* begin Dataset section *

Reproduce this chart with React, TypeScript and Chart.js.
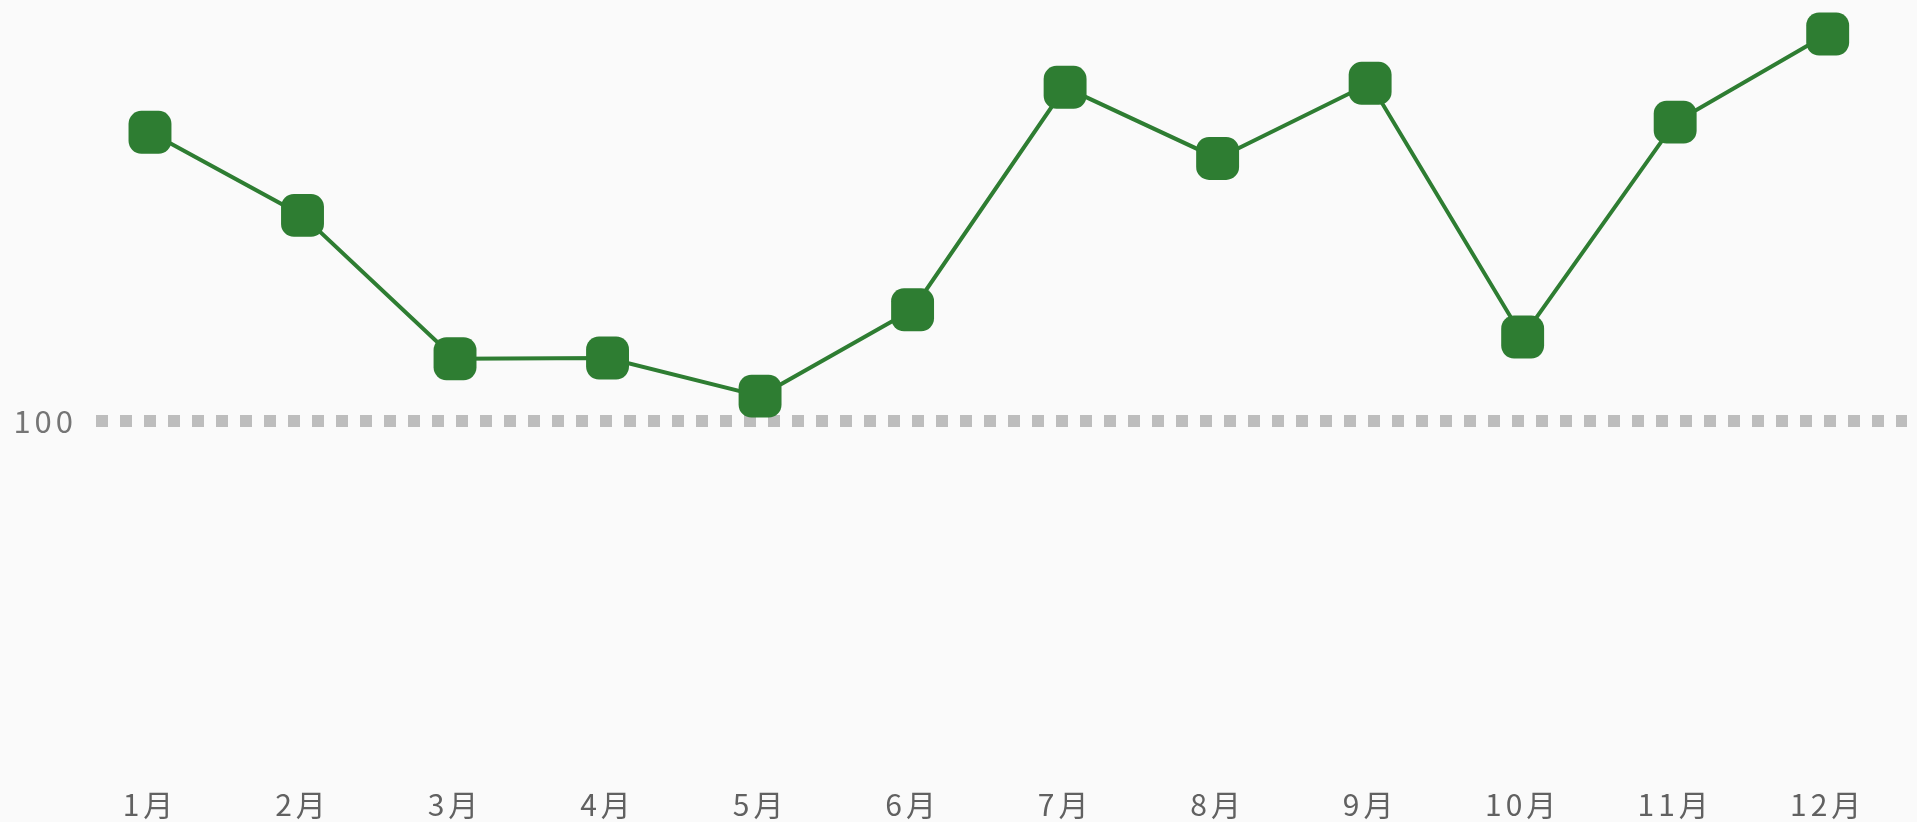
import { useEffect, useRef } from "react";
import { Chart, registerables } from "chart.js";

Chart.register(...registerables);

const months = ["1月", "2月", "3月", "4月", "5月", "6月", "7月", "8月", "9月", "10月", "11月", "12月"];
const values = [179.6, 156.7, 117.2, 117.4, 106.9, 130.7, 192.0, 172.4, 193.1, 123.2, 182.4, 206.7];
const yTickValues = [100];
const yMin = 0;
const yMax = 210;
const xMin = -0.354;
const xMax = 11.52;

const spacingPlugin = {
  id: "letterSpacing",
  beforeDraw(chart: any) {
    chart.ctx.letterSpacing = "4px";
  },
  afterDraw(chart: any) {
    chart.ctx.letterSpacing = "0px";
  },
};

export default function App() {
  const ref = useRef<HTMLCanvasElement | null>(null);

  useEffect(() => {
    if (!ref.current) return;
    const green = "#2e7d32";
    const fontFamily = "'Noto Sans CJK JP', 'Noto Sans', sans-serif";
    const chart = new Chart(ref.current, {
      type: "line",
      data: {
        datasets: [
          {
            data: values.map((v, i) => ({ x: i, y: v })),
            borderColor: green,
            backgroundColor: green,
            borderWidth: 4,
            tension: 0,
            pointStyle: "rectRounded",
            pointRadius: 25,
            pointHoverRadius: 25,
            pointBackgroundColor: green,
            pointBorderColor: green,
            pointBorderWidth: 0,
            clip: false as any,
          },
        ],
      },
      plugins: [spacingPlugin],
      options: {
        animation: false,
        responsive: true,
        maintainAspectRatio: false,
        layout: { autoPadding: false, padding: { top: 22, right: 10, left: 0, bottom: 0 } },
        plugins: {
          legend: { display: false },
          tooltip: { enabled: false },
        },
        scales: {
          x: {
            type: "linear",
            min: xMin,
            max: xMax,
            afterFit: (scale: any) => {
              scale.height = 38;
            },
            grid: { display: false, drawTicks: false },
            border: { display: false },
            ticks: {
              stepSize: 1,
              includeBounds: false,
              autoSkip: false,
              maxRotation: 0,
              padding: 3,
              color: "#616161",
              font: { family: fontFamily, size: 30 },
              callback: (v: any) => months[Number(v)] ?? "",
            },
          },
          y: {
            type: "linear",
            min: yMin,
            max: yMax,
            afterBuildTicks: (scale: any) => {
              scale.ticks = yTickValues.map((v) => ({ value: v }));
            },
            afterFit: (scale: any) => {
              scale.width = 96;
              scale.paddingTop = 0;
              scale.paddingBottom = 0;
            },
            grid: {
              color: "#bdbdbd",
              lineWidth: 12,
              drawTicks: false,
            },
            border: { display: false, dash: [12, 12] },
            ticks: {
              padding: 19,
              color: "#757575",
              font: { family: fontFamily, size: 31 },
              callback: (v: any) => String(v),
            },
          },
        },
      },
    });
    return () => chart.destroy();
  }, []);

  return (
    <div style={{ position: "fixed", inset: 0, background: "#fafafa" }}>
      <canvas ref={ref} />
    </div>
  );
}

* end Dataset section *

Stated exercise.
Reproduce the full listing above verbatim, with no pictures included.

Result of the exercise.
Reproduce this chart with React, TypeScript and Chart.js.
import { useEffect, useRef } from "react";
import { Chart, registerables } from "chart.js";

Chart.register(...registerables);

const months = ["1月", "2月", "3月", "4月", "5月", "6月", "7月", "8月", "9月", "10月", "11月", "12月"];
const values = [179.6, 156.7, 117.2, 117.4, 106.9, 130.7, 192.0, 172.4, 193.1, 123.2, 182.4, 206.7];
const yTickValues = [100];
const yMin = 0;
const yMax = 210;
const xMin = -0.354;
const xMax = 11.52;

const spacingPlugin = {
  id: "letterSpacing",
  beforeDraw(chart: any) {
    chart.ctx.letterSpacing = "4px";
  },
  afterDraw(chart: any) {
    chart.ctx.letterSpacing = "0px";
  },
};

export default function App() {
  const ref = useRef<HTMLCanvasElement | null>(null);

  useEffect(() => {
    if (!ref.current) return;
    const green = "#2e7d32";
    const fontFamily = "'Noto Sans CJK JP', 'Noto Sans', sans-serif";
    const chart = new Chart(ref.current, {
      type: "line",
      data: {
        datasets: [
          {
            data: values.map((v, i) => ({ x: i, y: v })),
            borderColor: green,
            backgroundColor: green,
            borderWidth: 4,
            tension: 0,
            pointStyle: "rectRounded",
            pointRadius: 25,
            pointHoverRadius: 25,
            pointBackgroundColor: green,
            pointBorderColor: green,
            pointBorderWidth: 0,
            clip: false as any,
          },
        ],
      },
      plugins: [spacingPlugin],
      options: {
        animation: false,
        responsive: true,
        maintainAspectRatio: false,
        layout: { autoPadding: false, padding: { top: 22, right: 10, left: 0, bottom: 0 } },
        plugins: {
          legend: { display: false },
          tooltip: { enabled: false },
        },
        scales: {
          x: {
            type: "linear",
            min: xMin,
            max: xMax,
            afterFit: (scale: any) => {
              scale.height = 38;
            },
            grid: { display: false, drawTicks: false },
            border: { display: false },
            ticks: {
              stepSize: 1,
              includeBounds: false,
              autoSkip: false,
              maxRotation: 0,
              padding: 3,
              color: "#616161",
              font: { family: fontFamily, size: 30 },
              callback: (v: any) => months[Number(v)] ?? "",
            },
          },
          y: {
            type: "linear",
            min: yMin,
            max: yMax,
            afterBuildTicks: (scale: any) => {
              scale.ticks = yTickValues.map((v) => ({ value: v }));
            },
            afterFit: (scale: any) => {
              scale.width = 96;
              scale.paddingTop = 0;
              scale.paddingBottom = 0;
            },
            grid: {
              color: "#bdbdbd",
              lineWidth: 12,
              drawTicks: false,
            },
            border: { display: false, dash: [12, 12] },
            ticks: {
              padding: 19,
              color: "#757575",
              font: { family: fontFamily, size: 31 },
              callback: (v: any) => String(v),
            },
          },
        },
      },
    });
    return () => chart.destroy();
  }, []);

  return (
    <div style={{ position: "fixed", inset: 0, background: "#fafafa" }}>
      <canvas ref={ref} />
    </div>
  );
}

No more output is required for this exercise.